* **Objective**
Wherever the word "matplotlib" appears in a line, copy that line.

* **Data provided**

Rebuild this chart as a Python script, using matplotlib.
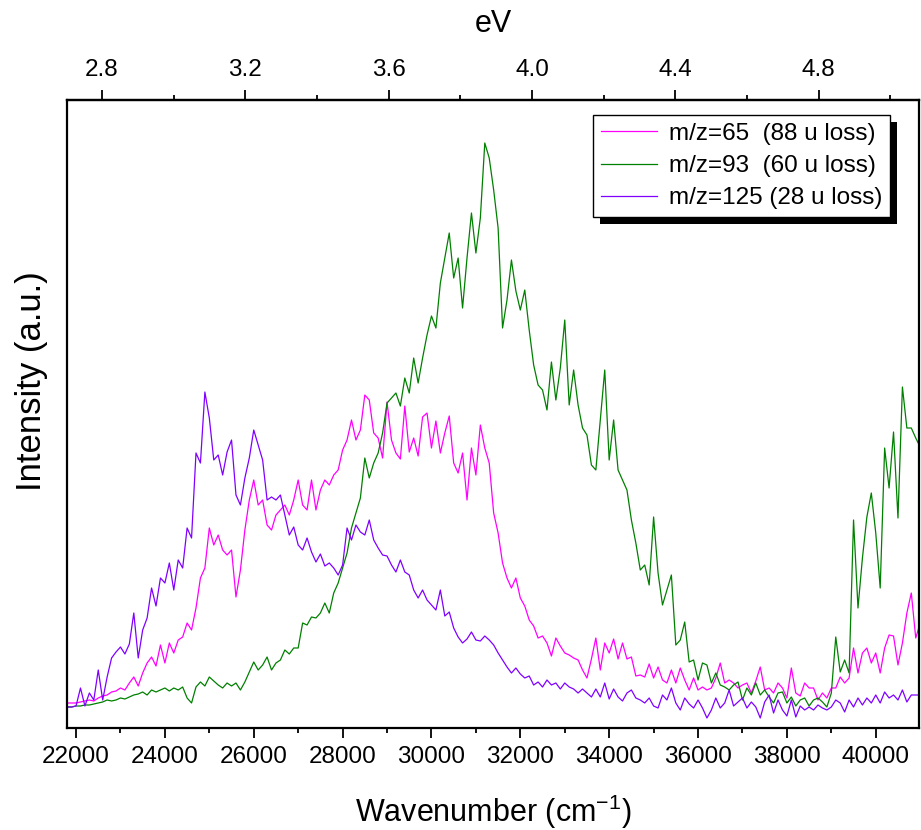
"""
Photodissociation spectra: fragment ion intensity vs wavenumber, with an eV axis on top
"""

import numpy as np
import matplotlib
matplotlib.use('Agg')
import matplotlib.pyplot as plt
from matplotlib.ticker import MultipleLocator, FixedLocator, FormatStrFormatter
from matplotlib.patches import Rectangle

plt.rcParams['font.family'] = ['Liberation Sans', 'DejaVu Sans']
plt.rcParams['mathtext.default'] = 'regular'

# wavenumber grid of the read-off points (cm-1), 21800 ... 41000 in 100 steps
wavenumber = np.arange(21800, 41001, 100)

# m/z=65 (88 u loss)
mz65 = [25, 25,
        25, 26, 27, 28, 27, 30, 32, 33, 36, 37,
        40, 38, 45, 51, 42, 55, 65, 71, 62, 83,
        65, 85, 75, 88, 91, 105, 98, 120, 150, 160,
        200, 183, 193, 178, 173, 178, 131, 158, 198, 228,
        248, 223, 228, 203, 198, 213, 218, 223, 213, 228,
        248, 223, 218, 248, 218, 238, 248, 243, 253, 258,
        278, 288, 308, 288, 298, 333, 328, 295, 290, 270,
        326, 288, 275, 269, 322, 276, 290, 272, 311, 315,
        280, 307, 275, 295, 312, 265, 255, 275, 228, 280,
        253, 303, 280, 265, 215, 195, 165, 150, 140, 150,
        130, 122, 108, 102, 90, 92, 85, 72, 90, 82,
        75, 73, 70, 68, 58, 50, 69, 90, 58, 85,
        75, 89, 69, 85, 69, 71, 52, 53, 51, 64,
        50, 61, 48, 45, 58, 45, 60, 48, 38, 50,
        38, 41, 38, 40, 50, 65, 45, 48, 45, 40,
        43, 45, 35, 47, 61, 38, 40, 35, 45, 40,
        30, 60, 35, 32, 45, 40, 40, 28, 35, 30,
        40, 40, 51, 45, 50, 80, 55, 75, 80, 65,
        75, 55, 80, 93, 92, 63, 85, 115, 135, 90,
        105]

# m/z=93 (60 u loss)
mz93 = [21, 21,
        22, 22, 23, 23, 24, 25, 26, 28, 27, 28,
        30, 29, 31, 33, 34, 36, 33, 38, 36, 38,
        40, 37, 40, 38, 41, 30, 25, 41, 46, 42,
        51, 47, 43, 40, 45, 42, 45, 38, 46, 56,
        66, 58, 63, 71, 58, 65, 68, 78, 74, 80,
        80, 105, 103, 111, 110, 115, 125, 115, 135, 145,
        160, 175, 200, 215, 230, 270, 250, 265, 275, 295,
        325, 330, 335, 322, 350, 335, 370, 345, 370, 393,
        412, 400, 445, 470, 495, 450, 470, 420, 470, 515,
        475, 510, 585, 570, 538, 500, 400, 428, 468, 437,
        418, 438, 398, 363, 343, 338, 318, 366, 328, 360,
        408, 323, 358, 323, 300, 293, 263, 258, 308, 358,
        268, 308, 258, 248, 238, 208, 185, 158, 163, 143,
        211, 155, 123, 138, 153, 83, 88, 106, 66, 68,
        48, 65, 63, 45, 55, 43, 41, 38, 43, 46,
        28, 40, 33, 45, 33, 38, 31, 25, 35, 36,
        25, 31, 22, 28, 30, 22, 28, 30, 26, 21,
        35, 91, 56, 68, 55, 208, 120, 170, 211, 235,
        195, 140, 280, 240, 296, 210, 341, 300, 300, 290,
        281]

# m/z=125 (28 u loss)
mz125 = [21, 21,
         22, 40, 22, 35, 28, 58, 28, 51, 70, 76,
         81, 74, 84, 115, 70, 98, 110, 140, 122, 150,
         145, 165, 138, 168, 160, 200, 190, 275, 265, 336,
         310, 268, 273, 253, 276, 288, 233, 223, 250, 270,
         298, 283, 268, 228, 231, 228, 233, 213, 193, 201,
         183, 178, 190, 176, 166, 174, 162, 165, 160, 153,
         163, 200, 188, 203, 196, 193, 208, 188, 180, 173,
         172, 163, 156, 168, 156, 153, 138, 130, 138, 128,
         123, 118, 138, 112, 116, 100, 91, 85, 89, 96,
         88, 87, 92, 88, 83, 75, 68, 61, 55, 60,
         54, 50, 52, 43, 46, 41, 48, 43, 45, 39,
         45, 41, 39, 35, 39, 35, 31, 39, 31, 45,
         29, 39, 31, 27, 35, 38, 30, 28, 25, 30,
         22, 20, 33, 28, 40, 25, 18, 30, 24, 20,
         28, 20, 10, 18, 30, 20, 25, 38, 22, 26,
         30, 20, 26, 21, 10, 26, 33, 15, 28, 18,
         12, 28, 11, 22, 18, 21, 18, 23, 20, 18,
         21, 28, 25, 16, 28, 21, 30, 23, 30, 25,
         33, 25, 36, 30, 33, 28, 38, 26, 33, 33,
         33]

labels = ['m/z=65  (88 u loss)', 'm/z=93  (60 u loss)', 'm/z=125 (28 u loss)']
colors = ['#FF00FF', '#008000', '#8000FF']

# tick positions of the eV axis
ev_major = [2.8, 3.2, 3.6, 4.0, 4.4, 4.8]
ev_minor = [3.0, 3.4, 3.8, 4.2, 4.6, 5.0]

CM_PER_EV = 8065.54

fig = plt.figure(figsize=(9.21, 8.30), dpi=100)
ax = fig.add_axes([0.0731, 0.1229, 0.9251, 0.7566])

for series, lab, col in zip([mz65, mz93, mz125], labels, colors):
    ax.plot(wavenumber, series, color=col, lw=0.9, label=lab)

ax.set_xlim(21804, 40981)
ax.set_ylim(0, 628)

# bottom axis
ax.xaxis.set_major_locator(MultipleLocator(2000))
ax.xaxis.set_minor_locator(MultipleLocator(1000))
ax.xaxis.set_major_formatter(FormatStrFormatter('%d'))
ax.tick_params(axis='x', which='major', direction='out', length=7, width=1.3,
               labelsize=17.5, pad=6, top=False)
ax.tick_params(axis='x', which='minor', direction='out', length=3.6, width=1.3, top=False)
ax.set_yticks([])
for sp in ax.spines.values():
    sp.set_linewidth(1.6)

ax.set_xlabel('Wavenumber (cm$^{-1}$)', fontsize=22, labelpad=18)
ax.set_ylabel('Intensity (a.u.)', fontsize=25, labelpad=14)
ax.yaxis.label.set_y(0.552)

# top axis in eV
secax = ax.secondary_xaxis('top', functions=(lambda w: w / CM_PER_EV,
                                             lambda e: e * CM_PER_EV))
secax.xaxis.set_major_locator(FixedLocator(ev_major))
secax.xaxis.set_minor_locator(FixedLocator(ev_minor))
secax.xaxis.set_major_formatter(FormatStrFormatter('%.1f'))
secax.tick_params(axis='x', which='major', direction='out', length=7, width=1.3,
                  labelsize=17.5, pad=7)
secax.tick_params(axis='x', which='minor', direction='out', length=3.6, width=1.3)
secax.spines['top'].set_linewidth(1.6)
secax.set_xlabel('eV', fontsize=22, labelpad=19)

# legend with a hard black drop shadow
leg = ax.legend(loc='upper right', bbox_to_anchor=(0.9656, 0.976), borderaxespad=0,
                fontsize=17.5, frameon=True, fancybox=False, framealpha=1,
                edgecolor='black', handlelength=2.3, handletextpad=0.5,
                labelspacing=0.42, borderpad=0.32)
leg.get_frame().set_linewidth(1.0)

fig.canvas.draw()
bb = leg.get_window_extent()
shadow = Rectangle((bb.x0 + 7, bb.y0 - 7), bb.width, bb.height, transform=None,
                   facecolor='black', edgecolor='none', zorder=leg.get_zorder() - 0.1)
ax.add_artist(shadow)

fig.savefig('out.png', dpi=100)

* **Response to the task**
Rebuild this chart as a Python script, using matplotlib.
import matplotlib
matplotlib.use('Agg')
import matplotlib.pyplot as plt
from matplotlib.ticker import MultipleLocator, FixedLocator, FormatStrFormatter
from matplotlib.patches import Rectangle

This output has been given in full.